Philips Arena, where the Atlanta Hawks play basketball, is currently under construction. The revamped arena will include both a courtside bar and a barber shop. Yankee Stadium has a museum, while Hard Rock Stadium is home to both the Miami Dolphins and a nightclub where fans can watch their games.
Sports franchises and their venues have certainly evolved and of course, that evolution increasingly involves technology. Is augmented reality (AR) the best one to enhance the fan experience?
Minnesota football fans can use the Vikings app to scan programs and unlock content such as game day videos and player interviews. During the first week of this NFL season, app downloads were 58% higher than usual.
“That sort of creates this fun experience for the fan to learn more about the team, which benefits them because more people are going to download the app. Or spend more time in it, if they already have it,” says Jeff Ridgeway, Head of Zappar US, an AR platform and creative studio.
Similarly, the MLB launched an AR app last year called At Bat. When game-goers point their smartphones at the field, the app displays players’ statistics, both standard (base percentage, batting average) and not (arm strength, catch probability). They can also follow the speed of every hit.
Nels Popp, a University of North Carolina professor who serves as President of the Sport Marketing Association, agrees that the AR experiences are cool. However, he sees it as more of a novelty than anything.
“There are some amazing things we can do with AR and VR, but to me, the experiences are kind of one-off,” he says. “Where do you go from there? Is that something I want to make a regular part of my sports consumption experience?”
Popp compares AR to fantasy sports. People enjoy it, but how much does it drive revenue and help teams sell tickets or merchandise? Still, he believes AR does have plenty of potential to impact the bottom line.

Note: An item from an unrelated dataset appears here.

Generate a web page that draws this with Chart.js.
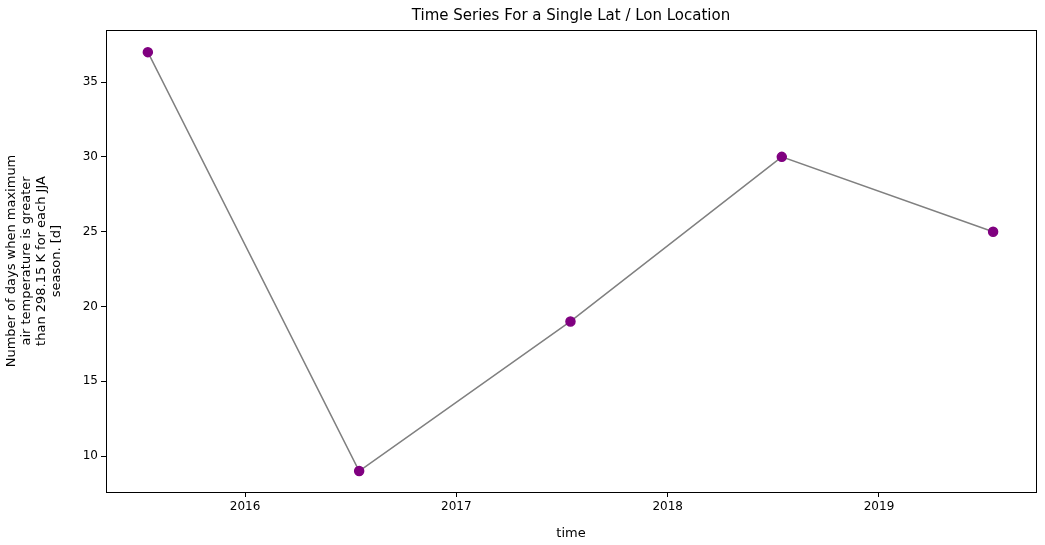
<!DOCTYPE html>
<html>
<head>
<meta charset="utf-8">
<script src="https://cdn.jsdelivr.net/npm/chart.js@4"></script>
<style>
  body { margin: 0; background: #fff; }
  #wrap { width: 1045px; height: 545px; }
</style>
</head>
<body>
<div id="wrap"><canvas id="chart"></canvas></div>
<script>
// data (mid-year JJA seasons)
const years = [2015.54, 2016.54, 2017.54, 2018.54, 2019.54];
const days = [37, 9, 19, 30, 25];
const xTicks = [2016, 2017, 2018, 2019];
const yTicks = [10, 15, 20, 25, 30, 35];

const FONT = 'DejaVu Sans';

// frame around plot + title on top
const framePlugin = {
    id: 'frame',
    afterDraw(chart) {
        const { ctx, chartArea: a } = chart;
        ctx.save();
        ctx.strokeStyle = '#000';
        ctx.lineWidth = 1;
        ctx.strokeRect(a.left + 0.5, a.top + 0.5, a.right - a.left, a.bottom - a.top);
        ctx.fillStyle = '#000';
        ctx.font = '15px ' + FONT;
        ctx.textAlign = 'center';
        ctx.textBaseline = 'bottom';
        ctx.fillText('Time Series For a Single Lat / Lon Location', (a.left + a.right) / 2, a.top - 6);
        ctx.restore();
    }
};

new Chart(document.getElementById('chart'), {
    type: 'line',
    data: {
        datasets: [{
            data: years.map((x, i) => ({ x: x, y: days[i] })),
            borderColor: '#808080',
            borderWidth: 1.5,
            pointBackgroundColor: '#800080',
            pointBorderColor: '#800080',
            pointRadius: 4.5,
            tension: 0
        }]
    },
    options: {
        responsive: true,
        maintainAspectRatio: false,
        animation: false,
        layout: { padding: { left: 0, top: 30, right: 9, bottom: 0 } },
        plugins: { legend: { display: false }, tooltip: { enabled: false } },
        scales: {
            x: {
                type: 'linear',
                min: 2015.342,
                max: 2019.743,
                afterBuildTicks: s => { s.ticks = xTicks.map(v => ({ value: v })); },
                afterFit: s => { s.height = 53; },
                grid: { drawOnChartArea: false, tickLength: 5, color: '#000' },
                border: { display: false },
                ticks: { color: '#000', font: { family: FONT, size: 12 }, maxRotation: 0, callback: v => String(v) },
                title: { display: true, text: 'time', color: '#000', font: { family: FONT, size: 13 }, padding: { top: 2 } }
            },
            y: {
                min: 7.6,
                max: 38.48,
                afterBuildTicks: s => { s.ticks = yTicks.map(v => ({ value: v })); },
                afterFit: s => { s.width = 106; },
                grid: { drawOnChartArea: false, tickLength: 5, color: '#000' },
                border: { display: false },
                ticks: { color: '#000', font: { family: FONT, size: 12 } },
                title: {
                    display: true,
                    text: ['Number of days when maximum', 'air temperature is greater', 'than 298.15 K for each JJA', 'season. [d]'],
                    color: '#000',
                    font: { family: FONT, size: 13, lineHeight: 1.15 },
                    padding: { bottom: 4 }
                }
            }
        }
    },
    plugins: [framePlugin]
});
</script>
</body>
</html>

“There’s a sponsor activation opportunity. Sports organizations have compelling content that, say, Tide laundry detergent doesn’t have. Brands want to be involved with sports because people want to be here,” he says, pointing out an American Express activation from the US Open this summer.
The financial services giant sponsored an experience where Venus Williams gave fans pointers about tennis. They put that knowledge to work by hitting virtual tennis balls (at real targets) with 3D-printed racquet controllers.
It was an an experiential marketing arm of a campaign in which American Express is promoting its Amex Band contactless payment product. Naturally, those were available nearby.
This technology enhances the experience at the venue, but what about everyone who’s not there? Live sports can be prohibitively expensive.
The Cleveland Browns’ FirstEnergy Stadium is the most affordable in the league, with a mean ticket price of $88, nearly one-fifth the price of an average New England Patriots ticket. However, the hot dogs at Boston’s Gillette Stadium are 60% cheaper.
Millions of people watch sports at home and rarely with their undivided attention. Last year, eMarketer found that nearly 70% of U.S. adults are second-screeners. By adding value with AR, teams can potentially grab someone’s attention on TV or on their phones.
AR can complement the at-home TV-watching experience. Rigeway points out that it already has for decades.
“In its simplest form, AR is a live camera view with digital content,” he says. “X’s and O’s drawn on the play with digital arrows, that’s AR. First down line on the NFL is AR. It’s all digital content overlaid on real world camera view that gives the viewer more value, and it’s all a version of AR. We’ll have to crawl-walk-run with the technology, but we’ll get there. I think sports and AR will continue to be something.”